Eminent Domain and The Revitalization of Neighborhoods

You need merely drive by Twin Peaks Mall in Longmont, Colorado to realize that it’s dead. Dead as in could be the setting for a zombie apocalypse movie dead. There’s still a movie theater, one restaurant and a chain store — Dillard’s — but it’s a mall without any tenants and the parking lot’s empty. 900 spots, 30 cars. It’s not pretty.

Most people drive by and shrug. Businesses fail. Not all shopping malls are successful and it’s true that the developments on the other side of the street the Mall’s on are all doing well, with a Home Depot, a Super Target, a Sprouts market, and many more box stores and chains finding business is just fine.

But the problem for the city of Longmont is that there’s no tax revenue coming from a huge parcel of land in a prime spot, the southern tip of town where it’s an easy fifteen minute drive from Boulder and parts south.

After years of negotiating with different developers, Longmont was happy to announce a deal with NewMark Merrill Mountain States, a deal that, with substantial tax credits and other incentives, would help the company raze and completely reinvent the Twin Peaks Mall (probably under a new name).

Except for one little problem.


Turns out that Arkansas-based Dillard’s doesn’t want to move and they don’t want to be part of an open-air mall. They don’t want to shut down, they don’t want to sell. They have dug in their heels and are insisting that their lease gives them the right to stay put, even as the rest of the mall collapse into ruin.

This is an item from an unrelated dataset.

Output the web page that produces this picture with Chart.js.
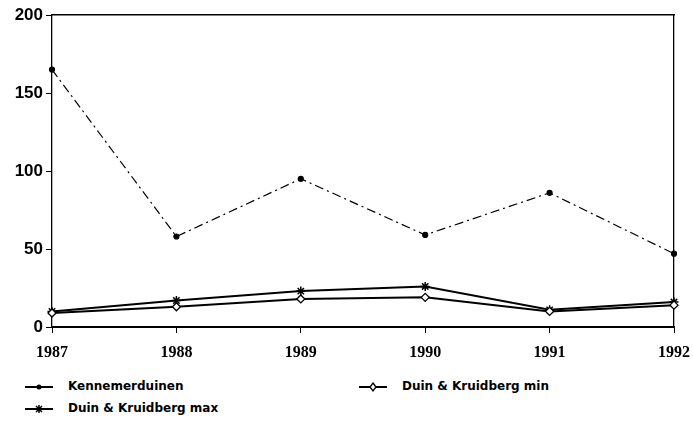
<!DOCTYPE html>
<html>
<head>
<meta charset="utf-8">
<script src="https://cdn.jsdelivr.net/npm/chart.js@4"></script>
<style>
body { margin: 0; background: #fff; }
#wrap { position: relative; width: 693px; height: 431px; }
#c { position: absolute; left: 0; top: 0; }
.lg { position: absolute; font-family: "DejaVu Sans", sans-serif; font-weight: bold; font-size: 12px; color: #000; white-space: nowrap; }
.lg canvas { vertical-align: middle; margin-right: 14px; }
</style>
</head>
<body>
<div id="wrap">
  <canvas id="c" width="693" height="370"></canvas>
  <div class="lg" style="left:24px; top:379px;"><canvas id="l0" width="30" height="14"></canvas>Kennemerduinen</div>
  <div class="lg" style="left:358px; top:379px;"><canvas id="l1" width="30" height="14"></canvas>Duin &amp; Kruidberg min</div>
  <div class="lg" style="left:24px; top:401px;"><canvas id="l2" width="30" height="14"></canvas>Duin &amp; Kruidberg max</div>
</div>
<script>
var years = ['1987', '1988', '1989', '1990', '1991', '1992'];
var kennemer = [165, 58, 95, 59, 86, 47];
var duinMin = [9, 13, 18, 19, 10, 14];
var duinMax = [10, 17, 23, 26, 11, 16];
var yTicks = [0, 50, 100, 150, 200];

// legend samples
function sample(id, style) {
    var ctx = document.getElementById(id).getContext('2d');
    ctx.strokeStyle = '#000';
    ctx.fillStyle = '#000';
    ctx.lineWidth = 2;
    ctx.beginPath();
    ctx.moveTo(1, 7); ctx.lineTo(29, 7);
    ctx.stroke();
    if (style == 'dot') {
        ctx.beginPath(); ctx.arc(15, 7, 2.5, 0, Math.PI * 2); ctx.fill();
    } else if (style == 'diamond') {
        ctx.lineWidth = 1.3;
        ctx.fillStyle = '#fff';
        ctx.beginPath();
        ctx.moveTo(15, 3); ctx.lineTo(18, 7); ctx.lineTo(15, 11); ctx.lineTo(12, 7); ctx.closePath();
        ctx.fill(); ctx.stroke();
    } else {
        ctx.lineWidth = 1.5;
        ctx.beginPath();
        ctx.moveTo(12, 4); ctx.lineTo(18, 10);
        ctx.moveTo(18, 4); ctx.lineTo(12, 10);
        ctx.moveTo(15, 3); ctx.lineTo(15, 11);
        ctx.stroke();
    }
}
sample('l0', 'dot');
sample('l1', 'diamond');
sample('l2', 'star');

var tickFont = { family: 'Liberation Sans', weight: 'bold', size: 17 };

var chart = new Chart(document.getElementById('c'), {
    type: 'line',
    data: {
        labels: years,
        datasets: [{
            label: 'Kennemerduinen',
            data: kennemer,
            borderColor: '#000',
            backgroundColor: '#000',
            borderWidth: 1.2,
            borderDash: [9, 4, 2, 4],
            pointStyle: 'circle',
            pointRadius: 2.5,
            tension: 0
        }, {
            label: 'Duin & Kruidberg min',
            data: duinMin,
            borderColor: '#000',
            backgroundColor: '#fff',
            borderWidth: 2,
            pointStyle: 'rectRot',
            pointRadius: 4,
            pointBorderWidth: 1.3,
            tension: 0
        }, {
            label: 'Duin & Kruidberg max',
            data: duinMax,
            borderColor: '#000',
            backgroundColor: '#000',
            borderWidth: 2,
            pointStyle: 'star',
            pointRadius: 4.5,
            pointBorderWidth: 1.5,
            tension: 0
        }]
    },
    options: {
        responsive: false,
        animation: false,
        layout: { padding: { top: 15, right: 0, left: 0, bottom: 0 } },
        plugins: { legend: { display: false }, tooltip: { enabled: false } },
        scales: {
            x: {
                offset: false,
                grid: { drawOnChartArea: false, color: '#000', tickLength: 6 },
                border: { color: '#000', width: 2 },
                ticks: { color: '#000', font: { family: 'Liberation Serif', weight: 'bold', size: 16 }, maxRotation: 0, padding: 10 },
                afterFit: function(s) { s.height = 43; s.paddingRight = 19; }
            },
            xTop: {
                position: 'top',
                grid: { display: false },
                border: { color: '#000', width: 1.5 },
                ticks: { display: false },
                afterFit: function(s) { s.height = 0; }
            },
            y: {
                min: 0,
                max: 200,
                afterBuildTicks: function(s) { s.ticks = yTicks.map(function(v) { return { value: v }; }); },
                grid: { drawOnChartArea: false, color: '#000', tickLength: 6 },
                border: { color: '#000', width: 1.3, dash: [5, 3] },
                ticks: { color: '#000', font: tickFont, padding: 3 },
                afterFit: function(s) { s.width = 52; }
            },
            yRight: {
                position: 'right',
                min: 0,
                max: 200,
                grid: { display: false },
                border: { color: '#000', width: 1.3, dash: [5, 3] },
                ticks: { display: false },
                afterFit: function(s) { s.width = 0; }
            }
        }
    }
});
</script>
</body>
</html>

And so after over a year of negotiating, the city of Longmont has pulled out the big guns, the law that helps highways widen and has a long history: eminent domain.

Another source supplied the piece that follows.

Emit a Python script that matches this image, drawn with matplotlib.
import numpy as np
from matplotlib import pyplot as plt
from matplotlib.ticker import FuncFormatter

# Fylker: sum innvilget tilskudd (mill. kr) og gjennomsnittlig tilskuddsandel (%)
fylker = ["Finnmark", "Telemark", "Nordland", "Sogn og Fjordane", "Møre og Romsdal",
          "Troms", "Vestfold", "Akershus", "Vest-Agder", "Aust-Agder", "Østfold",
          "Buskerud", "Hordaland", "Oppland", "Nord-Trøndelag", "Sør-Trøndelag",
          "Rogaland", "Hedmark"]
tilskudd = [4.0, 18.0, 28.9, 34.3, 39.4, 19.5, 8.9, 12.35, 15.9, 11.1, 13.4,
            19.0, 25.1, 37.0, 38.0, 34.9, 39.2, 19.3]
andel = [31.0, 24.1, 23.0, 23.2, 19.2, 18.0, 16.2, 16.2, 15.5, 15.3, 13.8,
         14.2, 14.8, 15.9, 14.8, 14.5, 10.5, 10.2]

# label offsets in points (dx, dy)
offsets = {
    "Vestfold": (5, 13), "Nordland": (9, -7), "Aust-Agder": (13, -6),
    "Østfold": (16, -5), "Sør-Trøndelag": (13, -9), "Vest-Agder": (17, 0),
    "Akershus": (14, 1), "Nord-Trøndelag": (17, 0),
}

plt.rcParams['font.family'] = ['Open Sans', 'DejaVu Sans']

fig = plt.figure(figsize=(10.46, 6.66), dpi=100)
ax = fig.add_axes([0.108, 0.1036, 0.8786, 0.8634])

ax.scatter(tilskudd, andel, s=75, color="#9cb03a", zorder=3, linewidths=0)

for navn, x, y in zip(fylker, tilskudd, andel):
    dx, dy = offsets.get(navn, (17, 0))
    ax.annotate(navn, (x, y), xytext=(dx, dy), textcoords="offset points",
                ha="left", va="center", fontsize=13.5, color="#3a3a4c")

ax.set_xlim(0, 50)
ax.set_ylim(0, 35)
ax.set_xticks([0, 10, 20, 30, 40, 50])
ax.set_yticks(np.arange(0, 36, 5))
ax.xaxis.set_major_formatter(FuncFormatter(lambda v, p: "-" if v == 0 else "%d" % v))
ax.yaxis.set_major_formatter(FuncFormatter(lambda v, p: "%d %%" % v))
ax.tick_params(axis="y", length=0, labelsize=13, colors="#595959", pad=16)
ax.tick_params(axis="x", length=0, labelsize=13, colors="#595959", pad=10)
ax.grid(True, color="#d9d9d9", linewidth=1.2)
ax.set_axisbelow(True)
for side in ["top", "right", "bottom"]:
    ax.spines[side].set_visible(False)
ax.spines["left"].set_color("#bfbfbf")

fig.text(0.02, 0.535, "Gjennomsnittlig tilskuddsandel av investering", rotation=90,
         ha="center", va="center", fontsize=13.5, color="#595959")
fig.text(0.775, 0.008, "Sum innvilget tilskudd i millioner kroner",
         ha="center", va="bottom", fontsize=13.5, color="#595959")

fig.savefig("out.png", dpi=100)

In essence, it means that the city can override leases, can override property ownership and force the owner to sell to the city at a “fair market value”, disagreement be damned.

For the record, the developer had already offered a generous $3.5mil for the 94,000sf building and surrounding area.

Study the expansion of America and there are two concepts that come up again and again: eminent domain and manifest destiny. The former is how they rationalized taking land from the natives with either no compensation or very minimal compensation, and the latter explained that it was, in essence, God’s will that we expand ever further.

And so the expansion of the American West has come back to Longmont Colorado, by way of a failed shopping mall and a new developer.

And in this case I think Dillard’s was wrong. The mall has died and even if their store is doing well, it’s clearly time for some new thinking, for a major change in Twin Peaks Mall to help the community, the other businesses and the city.